Start of RAW DATA
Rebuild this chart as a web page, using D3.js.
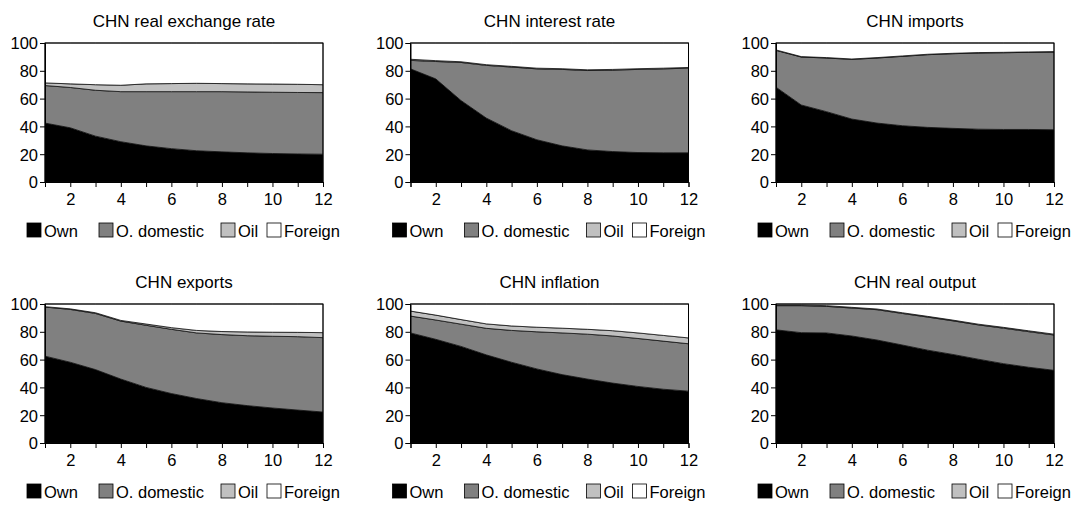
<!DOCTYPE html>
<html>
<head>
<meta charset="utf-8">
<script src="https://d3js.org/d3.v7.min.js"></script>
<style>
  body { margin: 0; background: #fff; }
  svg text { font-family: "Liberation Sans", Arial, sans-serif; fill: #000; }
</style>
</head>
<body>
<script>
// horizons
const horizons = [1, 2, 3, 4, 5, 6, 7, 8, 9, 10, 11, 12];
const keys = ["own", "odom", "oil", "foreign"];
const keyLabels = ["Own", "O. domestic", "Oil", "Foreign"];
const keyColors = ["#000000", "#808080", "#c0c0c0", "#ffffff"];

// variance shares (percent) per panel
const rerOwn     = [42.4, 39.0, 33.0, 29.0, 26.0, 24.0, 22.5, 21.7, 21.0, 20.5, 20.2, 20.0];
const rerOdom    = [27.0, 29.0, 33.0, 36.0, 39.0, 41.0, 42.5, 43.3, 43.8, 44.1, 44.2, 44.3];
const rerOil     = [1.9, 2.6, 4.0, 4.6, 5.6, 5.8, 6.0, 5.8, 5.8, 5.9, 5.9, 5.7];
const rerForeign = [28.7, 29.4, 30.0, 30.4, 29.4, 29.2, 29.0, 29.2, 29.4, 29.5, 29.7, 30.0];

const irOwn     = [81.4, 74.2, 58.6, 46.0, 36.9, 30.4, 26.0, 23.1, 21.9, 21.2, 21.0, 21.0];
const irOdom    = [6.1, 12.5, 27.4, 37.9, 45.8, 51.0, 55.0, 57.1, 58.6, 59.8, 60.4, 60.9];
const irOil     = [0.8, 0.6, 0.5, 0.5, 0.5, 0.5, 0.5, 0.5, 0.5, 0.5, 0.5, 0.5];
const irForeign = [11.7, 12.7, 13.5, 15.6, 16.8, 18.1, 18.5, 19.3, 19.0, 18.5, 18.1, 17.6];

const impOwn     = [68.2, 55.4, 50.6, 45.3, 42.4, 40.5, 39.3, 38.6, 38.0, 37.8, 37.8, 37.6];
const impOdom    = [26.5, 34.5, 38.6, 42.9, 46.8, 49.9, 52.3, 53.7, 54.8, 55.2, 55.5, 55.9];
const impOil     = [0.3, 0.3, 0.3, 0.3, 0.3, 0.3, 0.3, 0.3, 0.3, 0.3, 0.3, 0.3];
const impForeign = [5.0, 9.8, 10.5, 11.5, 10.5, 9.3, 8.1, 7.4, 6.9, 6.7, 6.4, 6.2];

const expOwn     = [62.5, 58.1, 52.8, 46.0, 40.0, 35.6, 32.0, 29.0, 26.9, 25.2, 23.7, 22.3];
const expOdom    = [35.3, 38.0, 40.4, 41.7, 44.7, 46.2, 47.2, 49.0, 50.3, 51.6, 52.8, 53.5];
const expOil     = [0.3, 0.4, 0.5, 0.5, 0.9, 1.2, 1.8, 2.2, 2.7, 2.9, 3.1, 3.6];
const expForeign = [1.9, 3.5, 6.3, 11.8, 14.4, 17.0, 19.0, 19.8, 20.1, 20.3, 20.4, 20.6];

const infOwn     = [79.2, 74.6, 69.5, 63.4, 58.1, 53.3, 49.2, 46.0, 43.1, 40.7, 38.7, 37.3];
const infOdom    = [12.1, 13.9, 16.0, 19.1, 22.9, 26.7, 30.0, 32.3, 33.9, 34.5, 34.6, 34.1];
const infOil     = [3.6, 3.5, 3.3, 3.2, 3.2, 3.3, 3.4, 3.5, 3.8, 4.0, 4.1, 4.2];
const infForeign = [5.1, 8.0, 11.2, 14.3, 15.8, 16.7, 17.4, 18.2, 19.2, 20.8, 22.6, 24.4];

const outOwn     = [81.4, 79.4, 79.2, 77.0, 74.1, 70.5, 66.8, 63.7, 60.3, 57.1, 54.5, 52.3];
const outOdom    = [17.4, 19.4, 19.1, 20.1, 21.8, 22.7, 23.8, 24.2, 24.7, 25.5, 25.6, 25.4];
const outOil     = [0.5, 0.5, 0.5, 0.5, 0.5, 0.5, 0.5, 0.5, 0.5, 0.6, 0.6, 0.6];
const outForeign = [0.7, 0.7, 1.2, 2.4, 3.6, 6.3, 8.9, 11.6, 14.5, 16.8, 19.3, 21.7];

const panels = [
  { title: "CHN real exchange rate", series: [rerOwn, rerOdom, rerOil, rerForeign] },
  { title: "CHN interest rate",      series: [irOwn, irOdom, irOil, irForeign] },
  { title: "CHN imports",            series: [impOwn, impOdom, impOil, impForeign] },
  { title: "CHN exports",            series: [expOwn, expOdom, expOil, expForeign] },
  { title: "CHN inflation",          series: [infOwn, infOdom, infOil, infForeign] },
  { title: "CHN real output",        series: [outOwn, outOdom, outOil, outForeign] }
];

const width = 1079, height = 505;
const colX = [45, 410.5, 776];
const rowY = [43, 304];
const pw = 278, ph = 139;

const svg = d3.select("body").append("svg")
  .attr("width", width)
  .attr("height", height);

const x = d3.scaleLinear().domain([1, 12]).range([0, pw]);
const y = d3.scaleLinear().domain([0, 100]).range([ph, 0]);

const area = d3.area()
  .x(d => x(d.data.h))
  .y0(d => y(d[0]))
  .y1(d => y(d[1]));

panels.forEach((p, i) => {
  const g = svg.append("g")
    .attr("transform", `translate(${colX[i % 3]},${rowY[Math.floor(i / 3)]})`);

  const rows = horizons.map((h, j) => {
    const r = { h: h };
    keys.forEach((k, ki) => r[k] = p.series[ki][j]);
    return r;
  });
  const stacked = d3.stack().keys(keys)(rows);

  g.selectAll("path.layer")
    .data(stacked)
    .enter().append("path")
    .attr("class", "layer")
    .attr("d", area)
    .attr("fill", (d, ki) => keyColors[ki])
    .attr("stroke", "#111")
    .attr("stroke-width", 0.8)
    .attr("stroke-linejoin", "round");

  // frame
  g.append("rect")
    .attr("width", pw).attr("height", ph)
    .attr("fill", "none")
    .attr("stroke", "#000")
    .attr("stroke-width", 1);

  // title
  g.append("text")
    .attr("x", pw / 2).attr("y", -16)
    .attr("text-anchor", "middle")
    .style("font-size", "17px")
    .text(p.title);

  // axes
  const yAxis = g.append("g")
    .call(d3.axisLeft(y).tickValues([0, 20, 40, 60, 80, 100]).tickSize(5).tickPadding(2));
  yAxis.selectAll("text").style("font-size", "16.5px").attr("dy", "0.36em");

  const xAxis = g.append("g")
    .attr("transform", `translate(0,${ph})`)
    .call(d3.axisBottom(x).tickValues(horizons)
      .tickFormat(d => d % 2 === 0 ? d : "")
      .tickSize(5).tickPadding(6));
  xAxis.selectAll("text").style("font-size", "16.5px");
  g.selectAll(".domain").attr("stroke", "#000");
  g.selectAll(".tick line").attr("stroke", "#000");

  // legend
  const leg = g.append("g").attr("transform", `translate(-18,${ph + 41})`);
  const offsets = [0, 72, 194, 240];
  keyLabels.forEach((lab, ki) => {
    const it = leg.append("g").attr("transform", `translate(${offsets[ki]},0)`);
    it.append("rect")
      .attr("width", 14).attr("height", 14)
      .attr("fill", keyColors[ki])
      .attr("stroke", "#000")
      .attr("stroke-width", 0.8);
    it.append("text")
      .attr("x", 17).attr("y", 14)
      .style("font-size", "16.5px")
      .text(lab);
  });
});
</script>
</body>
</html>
End of RAW DATA
Start of RAW DATA
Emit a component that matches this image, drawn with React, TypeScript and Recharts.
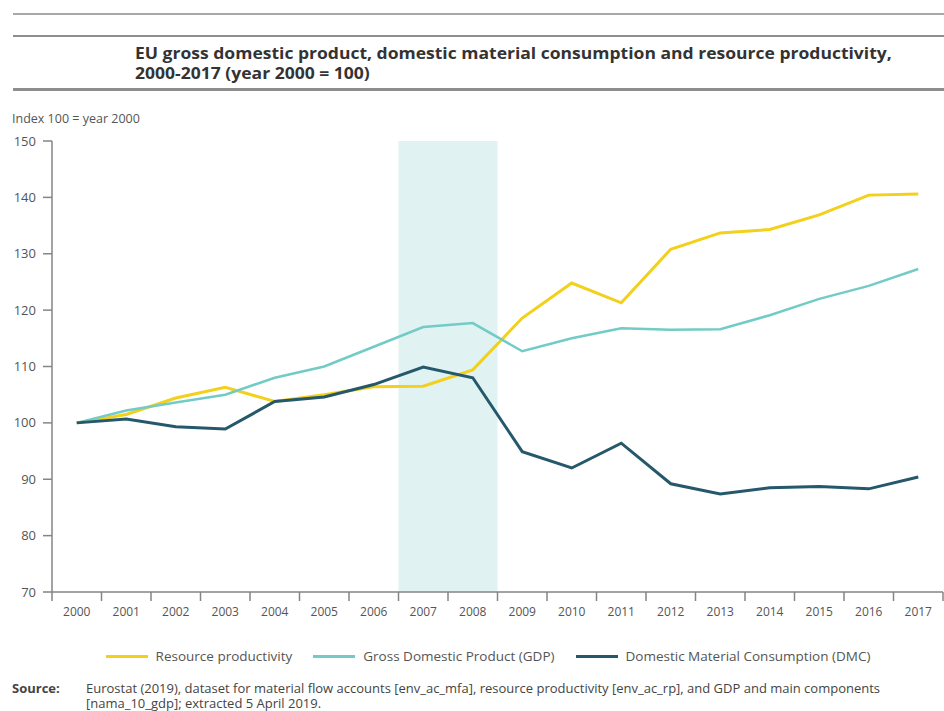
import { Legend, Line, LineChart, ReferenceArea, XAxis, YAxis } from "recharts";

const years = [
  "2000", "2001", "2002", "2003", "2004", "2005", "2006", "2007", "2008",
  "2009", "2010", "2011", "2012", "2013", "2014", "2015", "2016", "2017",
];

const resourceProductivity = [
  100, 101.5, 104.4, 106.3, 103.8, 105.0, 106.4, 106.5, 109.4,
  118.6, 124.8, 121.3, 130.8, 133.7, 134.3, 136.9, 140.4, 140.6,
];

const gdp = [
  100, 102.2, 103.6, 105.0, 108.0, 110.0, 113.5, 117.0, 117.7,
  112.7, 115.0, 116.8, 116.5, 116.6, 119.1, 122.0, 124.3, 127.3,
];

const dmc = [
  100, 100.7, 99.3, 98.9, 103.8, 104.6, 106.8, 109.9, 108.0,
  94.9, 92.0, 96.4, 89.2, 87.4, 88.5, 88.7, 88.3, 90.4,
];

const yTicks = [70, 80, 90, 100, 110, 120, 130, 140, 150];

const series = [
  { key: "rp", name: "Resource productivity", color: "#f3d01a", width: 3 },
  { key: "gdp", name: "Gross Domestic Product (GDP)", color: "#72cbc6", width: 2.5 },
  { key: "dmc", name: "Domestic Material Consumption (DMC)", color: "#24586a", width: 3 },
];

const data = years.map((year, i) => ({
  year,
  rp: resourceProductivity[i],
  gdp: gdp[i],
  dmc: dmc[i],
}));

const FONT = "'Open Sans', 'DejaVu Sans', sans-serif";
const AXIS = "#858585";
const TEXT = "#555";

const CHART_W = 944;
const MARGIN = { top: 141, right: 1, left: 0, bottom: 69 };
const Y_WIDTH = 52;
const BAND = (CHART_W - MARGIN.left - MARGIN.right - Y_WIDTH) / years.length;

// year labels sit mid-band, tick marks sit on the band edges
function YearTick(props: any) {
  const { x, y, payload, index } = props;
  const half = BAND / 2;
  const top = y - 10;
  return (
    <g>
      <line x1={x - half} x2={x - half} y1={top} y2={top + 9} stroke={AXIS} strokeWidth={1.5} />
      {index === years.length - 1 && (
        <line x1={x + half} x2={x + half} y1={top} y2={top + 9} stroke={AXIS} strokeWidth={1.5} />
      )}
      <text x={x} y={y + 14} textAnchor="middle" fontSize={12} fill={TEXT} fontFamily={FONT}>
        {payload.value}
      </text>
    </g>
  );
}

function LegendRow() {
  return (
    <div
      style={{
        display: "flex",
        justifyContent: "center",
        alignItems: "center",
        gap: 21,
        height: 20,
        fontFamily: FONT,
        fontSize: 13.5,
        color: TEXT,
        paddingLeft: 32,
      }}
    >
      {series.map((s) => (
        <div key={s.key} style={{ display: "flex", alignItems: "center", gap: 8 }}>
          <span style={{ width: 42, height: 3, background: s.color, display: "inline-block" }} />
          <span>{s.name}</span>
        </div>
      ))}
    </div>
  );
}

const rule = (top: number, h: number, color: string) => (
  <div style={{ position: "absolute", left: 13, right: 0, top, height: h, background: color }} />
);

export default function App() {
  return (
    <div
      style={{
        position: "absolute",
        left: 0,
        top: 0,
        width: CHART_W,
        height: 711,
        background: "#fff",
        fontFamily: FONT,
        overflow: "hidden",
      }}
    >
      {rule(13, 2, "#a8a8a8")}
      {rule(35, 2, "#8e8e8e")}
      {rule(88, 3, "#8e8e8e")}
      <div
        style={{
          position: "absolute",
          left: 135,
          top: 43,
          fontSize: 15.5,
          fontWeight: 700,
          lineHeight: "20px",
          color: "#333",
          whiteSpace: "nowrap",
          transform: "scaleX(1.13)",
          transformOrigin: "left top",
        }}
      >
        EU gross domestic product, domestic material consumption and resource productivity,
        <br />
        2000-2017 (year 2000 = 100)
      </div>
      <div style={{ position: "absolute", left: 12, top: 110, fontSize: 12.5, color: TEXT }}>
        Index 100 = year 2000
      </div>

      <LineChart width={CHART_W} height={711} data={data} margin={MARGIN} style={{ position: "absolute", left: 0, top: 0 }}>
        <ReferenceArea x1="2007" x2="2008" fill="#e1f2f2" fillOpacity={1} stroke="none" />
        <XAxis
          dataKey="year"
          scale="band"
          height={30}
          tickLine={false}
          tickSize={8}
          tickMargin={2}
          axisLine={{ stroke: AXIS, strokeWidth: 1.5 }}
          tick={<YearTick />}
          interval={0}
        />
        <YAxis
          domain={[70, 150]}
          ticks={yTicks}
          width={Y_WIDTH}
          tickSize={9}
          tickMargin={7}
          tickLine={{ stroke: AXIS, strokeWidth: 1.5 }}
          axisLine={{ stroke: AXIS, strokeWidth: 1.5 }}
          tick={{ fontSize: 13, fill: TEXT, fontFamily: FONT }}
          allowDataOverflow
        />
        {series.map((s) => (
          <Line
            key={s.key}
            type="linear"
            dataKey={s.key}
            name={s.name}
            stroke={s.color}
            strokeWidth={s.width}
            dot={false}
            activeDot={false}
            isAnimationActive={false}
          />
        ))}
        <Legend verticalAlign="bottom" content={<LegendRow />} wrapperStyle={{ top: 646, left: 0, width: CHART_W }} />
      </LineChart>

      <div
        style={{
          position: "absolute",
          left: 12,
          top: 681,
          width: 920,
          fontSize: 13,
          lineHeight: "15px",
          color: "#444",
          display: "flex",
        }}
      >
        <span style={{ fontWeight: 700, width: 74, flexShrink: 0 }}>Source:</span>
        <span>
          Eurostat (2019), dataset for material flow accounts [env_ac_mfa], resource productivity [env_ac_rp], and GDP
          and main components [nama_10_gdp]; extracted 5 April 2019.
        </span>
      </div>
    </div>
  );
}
End of RAW DATA
EXERCISE - Only the stretch from the line with "Rebuild this chart" through the line with "29.5, 29.7, 30.0];" should be copied, exactly and with both ends. Drop the pictures.

SOLUTION FOR THIS EXERCISE -
Rebuild this chart as a web page, using D3.js.
<!DOCTYPE html>
<html>
<head>
<meta charset="utf-8">
<script src="https://d3js.org/d3.v7.min.js"></script>
<style>
  body { margin: 0; background: #fff; }
  svg text { font-family: "Liberation Sans", Arial, sans-serif; fill: #000; }
</style>
</head>
<body>
<script>
// horizons
const horizons = [1, 2, 3, 4, 5, 6, 7, 8, 9, 10, 11, 12];
const keys = ["own", "odom", "oil", "foreign"];
const keyLabels = ["Own", "O. domestic", "Oil", "Foreign"];
const keyColors = ["#000000", "#808080", "#c0c0c0", "#ffffff"];

// variance shares (percent) per panel
const rerOwn     = [42.4, 39.0, 33.0, 29.0, 26.0, 24.0, 22.5, 21.7, 21.0, 20.5, 20.2, 20.0];
const rerOdom    = [27.0, 29.0, 33.0, 36.0, 39.0, 41.0, 42.5, 43.3, 43.8, 44.1, 44.2, 44.3];
const rerOil     = [1.9, 2.6, 4.0, 4.6, 5.6, 5.8, 6.0, 5.8, 5.8, 5.9, 5.9, 5.7];
const rerForeign = [28.7, 29.4, 30.0, 30.4, 29.4, 29.2, 29.0, 29.2, 29.4, 29.5, 29.7, 30.0];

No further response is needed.